Current Events
How And Why Jews Celebrate
Rosh Hashanah and Yom Kippur
DOW MARMUR
My Judaism teaches me to look after my own soul and another’s body, not just my own body and another’s soul.
Responding to the call of God by reaching into myself reflectively and reaching out to others practically are two manifestations of my faith. It’s also the guiding principle of the Ten Days of Repentance, the holiest period in the Jewish calendar that began this year on Sunday, September 13 with Rosh Hashanah, the New Year, and will culminate in Yom Kippur, the Day of Atonement next week.
Most Jewish festivals mark epoch-making events from biblical times to our own era, but this ten-day period is beyond history. Apart from celebrating our rich heritage or commemorating the painful losses we’ve sustained through the ages, we’re now bidden to look deeply and honestly into ourselves, identify our shortcomings and ask God and fellow humans for forgiveness.
The liturgy for this period is to help us to own up to our sins. We are to acknowledge our failures as a prelude to trying to do better in the future.
Most of the confessional prayers are in the first person plural: not only “I have sinned” but “we have sinned.” We’re part of a family, a community, a tradition, a people and thus have a share in their failures no less than in their achievements. Even if we aren’t personally guilty, we must seek atonement for the evils committed in their name.
To repent isn’t only to confess my own sins but also the wrongs committed by the collectives to which I belong. Repentance is thus consistent with championing social justice; it always challenges us to work for a better world.
That’s why totalitarian regimes view religion as subversive. Ironically, some of them, not least in our time, describe themselves as champions of God. It’s easy to see how other faiths are being distorted by “true believers,” but this should in no way absolve us from identifying corresponding failures in our own midst.

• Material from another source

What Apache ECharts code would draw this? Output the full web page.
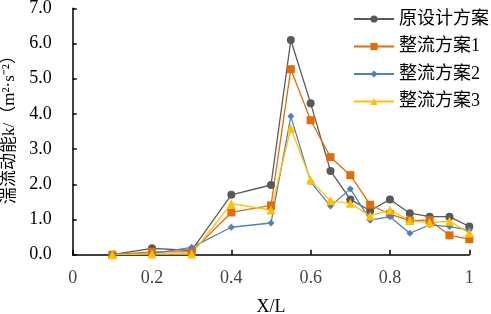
<!DOCTYPE html>
<html><head><meta charset="utf-8">
<script src="https://cdn.jsdelivr.net/npm/echarts@6/dist/echarts.min.js"></script>
<style>html,body{margin:0;padding:0;background:#fff}#c{width:491px;height:314px}</style>
</head><body><div id="c"></div>
<script>
var xPositions = [0.1, 0.2, 0.3, 0.4, 0.5, 0.55, 0.6, 0.65, 0.7, 0.75, 0.8, 0.85, 0.9, 0.95, 1.0];
var seriesNames = ['原设计方案', '整流方案1', '整流方案2', '整流方案3'];
var original = [0, 0.18, 0.12, 1.70, 1.98, 6.10, 4.30, 2.38, 1.57, 1.25, 1.57, 1.18, 1.08, 1.08, 0.80];
var plan1 = [0, 0.08, 0.08, 1.20, 1.40, 5.27, 3.82, 2.77, 2.26, 1.42, 1.15, 0.97, 0.98, 0.55, 0.44];
var plan2 = [0, 0.03, 0.21, 0.78, 0.90, 3.93, 2.07, 1.38, 1.87, 0.98, 1.08, 0.61, 0.85, 0.80, 0.70];
var plan3 = [0, 0.02, 0.02, 1.45, 1.27, 3.59, 2.12, 1.53, 1.46, 1.10, 1.27, 0.97, 0.91, 0.95, 0.62];
var xTicks = [0, 0.2, 0.4, 0.6, 0.8, 1];
var yTicks = [0, 1, 2, 3, 4, 5, 6, 7];

var FONT = '"Liberation Serif", "Noto Sans CJK SC", serif';
function pairs(v){ return xPositions.map(function(x,i){ return [x, v[i]]; }); }
var styles = [
  {color:'#595959', symbol:'circle', size:8},
  {color:'#E36C0A', symbol:'rect', size:8},
  {color:'#4F81BD', symbol:'diamond', size:7},
  {color:'#FFC000', symbol:'triangle', size:9}
];
var vals = [original, plan1, plan2, plan3];
var chart = echarts.init(document.getElementById('c'));
chart.setOption({
  animation:false,
  backgroundColor:'#fff',
  textStyle:{fontFamily:FONT},
  legend:{
    orient:'vertical', left:348, top:5, itemWidth:40, itemHeight:9, itemGap:9.5,
    textStyle:{fontFamily:FONT, fontSize:18, color:'#000'},
    data:seriesNames
  },
  grid:{left:72.7, right:21.7, top:8.3, bottom:59.3, containLabel:false, outerBoundsMode:'none'},
  xAxis:{
    type:'value', min:0, max:1, interval:0.2,
    name:'X/L', nameLocation:'middle', nameGap:44,
    nameTextStyle:{fontFamily:FONT, fontSize:18, color:'#000'},
    axisLine:{lineStyle:{color:'#000', width:1.5}},
    axisTick:{inside:true, length:5, lineStyle:{color:'#000', width:1.5}},
    axisLabel:{fontFamily:FONT, fontSize:18, color:'#444', margin:15,
      formatter:function(v){ return String(+v.toFixed(1)); }},
    splitLine:{show:false}
  },
  yAxis:{
    type:'value', min:0, max:7, interval:1,
    name:'湍流动能k/（m²·s⁻²）', nameLocation:'middle', nameGap:55, nameRotate:90,
    nameTextStyle:{fontFamily:FONT, fontSize:17, color:'#000', padding:[0,0,0,12]},
    axisLine:{show:true, lineStyle:{color:'#000', width:1.5}},
    axisTick:{show:true, inside:true, length:4, lineStyle:{color:'#000', width:1.5}},
    axisLabel:{fontFamily:FONT, fontSize:18, color:'#000', margin:21,
      formatter:function(v){ return v.toFixed(1); }},
    splitLine:{show:false}
  },
  series: seriesNames.map(function(n,i){
    return {
      name:n, type:'line', data:pairs(vals[i]),
      symbol:styles[i].symbol, symbolSize:styles[i].size, showAllSymbol:true,
      lineStyle:{color:styles[i].color, width:1.3},
      itemStyle:{color:styles[i].color}
    };
  })
});
</script></body></html>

The Ten Days of Repentance challenge me to admit that the distortion of religion in the guise of pious zeal is, alas, also to be found among Jews. Three tragic incidents in Israel last summer come particularly to mind: the torching of a famous church in the Galilee, the arson in an Arab village that destroyed a family, and the stabbing of a 16-year-old student marching in the Gay Pride parade in Tel Aviv.
The “pious” murderer of the girl has now been charged and the “pious” suspects in the other crimes will, we hope, also be tried. As I will be reciting the confessions of sins in synagogue I’ll have these and similar incidents in mind. Though I had nothing to do with any of them in any shape or form, as a fellow Jew I must nevertheless bear my share of responsibility.
In praying for forgiveness I hope to be given the imagination and the courage to help purge my religion of hatred of those who are different. Cynics may tell me that in view of what’s happening elsewhere in the world every day, the isolated crimes listed here, horrendous though they are, are minor in comparison to the unspeakable evils perpetrated by others. However, the acts listed were committed by my own people and that compels me to share in the responsibility for them.
To blame others, however justified, would mean to try to look after their souls in the guise of righteous indignation while feeling smug about my own. It’s not what these Ten Days are about.
The author is rabbi emeritus at Toronto's Holy Blossom Temple.